-- SHORT EXERCISE --
From the listing that follows, output everything exactly except the pictures.

-- PROVIDED MATERIAL --
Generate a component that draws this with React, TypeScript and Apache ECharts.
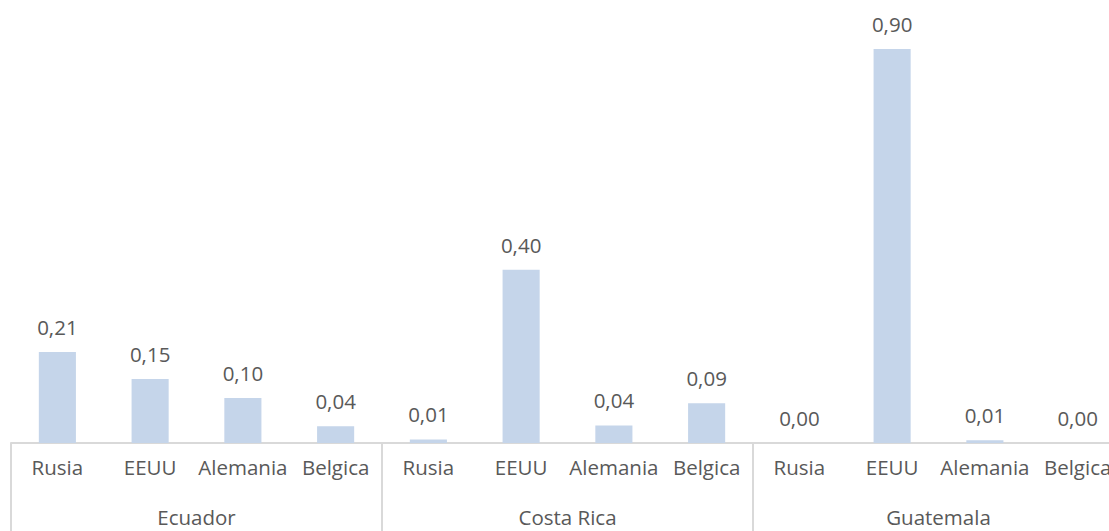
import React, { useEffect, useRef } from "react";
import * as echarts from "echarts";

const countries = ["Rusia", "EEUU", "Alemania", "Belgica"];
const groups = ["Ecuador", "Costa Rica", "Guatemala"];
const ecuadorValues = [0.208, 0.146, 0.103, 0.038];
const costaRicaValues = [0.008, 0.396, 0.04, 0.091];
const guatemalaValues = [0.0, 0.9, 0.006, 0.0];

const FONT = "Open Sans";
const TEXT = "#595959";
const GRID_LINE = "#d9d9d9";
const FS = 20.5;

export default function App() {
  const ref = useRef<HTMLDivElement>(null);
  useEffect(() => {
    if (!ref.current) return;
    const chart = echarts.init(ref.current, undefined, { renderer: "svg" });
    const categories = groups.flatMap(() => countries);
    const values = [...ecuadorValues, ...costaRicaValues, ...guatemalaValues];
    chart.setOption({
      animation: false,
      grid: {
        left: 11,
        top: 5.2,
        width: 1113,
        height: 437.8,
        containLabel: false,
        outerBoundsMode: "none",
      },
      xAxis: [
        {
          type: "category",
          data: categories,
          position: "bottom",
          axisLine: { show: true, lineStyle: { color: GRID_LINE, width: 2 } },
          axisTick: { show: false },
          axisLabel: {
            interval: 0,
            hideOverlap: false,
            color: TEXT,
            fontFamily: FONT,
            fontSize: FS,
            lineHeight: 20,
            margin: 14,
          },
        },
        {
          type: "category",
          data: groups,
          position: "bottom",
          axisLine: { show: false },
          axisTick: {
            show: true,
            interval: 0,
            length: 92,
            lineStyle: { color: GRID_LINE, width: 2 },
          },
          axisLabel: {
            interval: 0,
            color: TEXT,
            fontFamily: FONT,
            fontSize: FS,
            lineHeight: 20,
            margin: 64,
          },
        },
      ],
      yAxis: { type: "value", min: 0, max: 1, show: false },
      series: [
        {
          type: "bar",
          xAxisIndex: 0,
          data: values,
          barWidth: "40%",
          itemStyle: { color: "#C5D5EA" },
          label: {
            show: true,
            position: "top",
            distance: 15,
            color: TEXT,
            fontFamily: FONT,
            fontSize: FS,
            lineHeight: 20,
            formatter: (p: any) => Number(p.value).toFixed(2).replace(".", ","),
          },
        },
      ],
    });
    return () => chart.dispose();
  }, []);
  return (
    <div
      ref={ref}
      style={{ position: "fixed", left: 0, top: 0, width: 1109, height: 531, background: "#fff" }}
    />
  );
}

-- WRITTEN ANSWER --
Generate a component that draws this with React, TypeScript and Apache ECharts.
import React, { useEffect, useRef } from "react";
import * as echarts from "echarts";

const countries = ["Rusia", "EEUU", "Alemania", "Belgica"];
const groups = ["Ecuador", "Costa Rica", "Guatemala"];
const ecuadorValues = [0.208, 0.146, 0.103, 0.038];
const costaRicaValues = [0.008, 0.396, 0.04, 0.091];
const guatemalaValues = [0.0, 0.9, 0.006, 0.0];

const FONT = "Open Sans";
const TEXT = "#595959";
const GRID_LINE = "#d9d9d9";
const FS = 20.5;

export default function App() {
  const ref = useRef<HTMLDivElement>(null);
  useEffect(() => {
    if (!ref.current) return;
    const chart = echarts.init(ref.current, undefined, { renderer: "svg" });
    const categories = groups.flatMap(() => countries);
    const values = [...ecuadorValues, ...costaRicaValues, ...guatemalaValues];
    chart.setOption({
      animation: false,
      grid: {
        left: 11,
        top: 5.2,
        width: 1113,
        height: 437.8,
        containLabel: false,
        outerBoundsMode: "none",
      },
      xAxis: [
        {
          type: "category",
          data: categories,
          position: "bottom",
          axisLine: { show: true, lineStyle: { color: GRID_LINE, width: 2 } },
          axisTick: { show: false },
          axisLabel: {
            interval: 0,
            hideOverlap: false,
            color: TEXT,
            fontFamily: FONT,
            fontSize: FS,
            lineHeight: 20,
            margin: 14,
          },
        },
        {
          type: "category",
          data: groups,
          position: "bottom",
          axisLine: { show: false },
          axisTick: {
            show: true,
            interval: 0,
            length: 92,
            lineStyle: { color: GRID_LINE, width: 2 },
          },
          axisLabel: {
            interval: 0,
            color: TEXT,
            fontFamily: FONT,
            fontSize: FS,
            lineHeight: 20,
            margin: 64,
          },
        },
      ],
      yAxis: { type: "value", min: 0, max: 1, show: false },
      series: [
        {
          type: "bar",
          xAxisIndex: 0,
          data: values,
          barWidth: "40%",
          itemStyle: { color: "#C5D5EA" },
          label: {
            show: true,
            position: "top",
            distance: 15,
            color: TEXT,
            fontFamily: FONT,
            fontSize: FS,
            lineHeight: 20,
            formatter: (p: any) => Number(p.value).toFixed(2).replace(".", ","),
          },
        },
      ],
    });
    return () => chart.dispose();
  }, []);
  return (
    <div
      ref={ref}
      style={{ position: "fixed", left: 0, top: 0, width: 1109, height: 531, background: "#fff" }}
    />
  );
}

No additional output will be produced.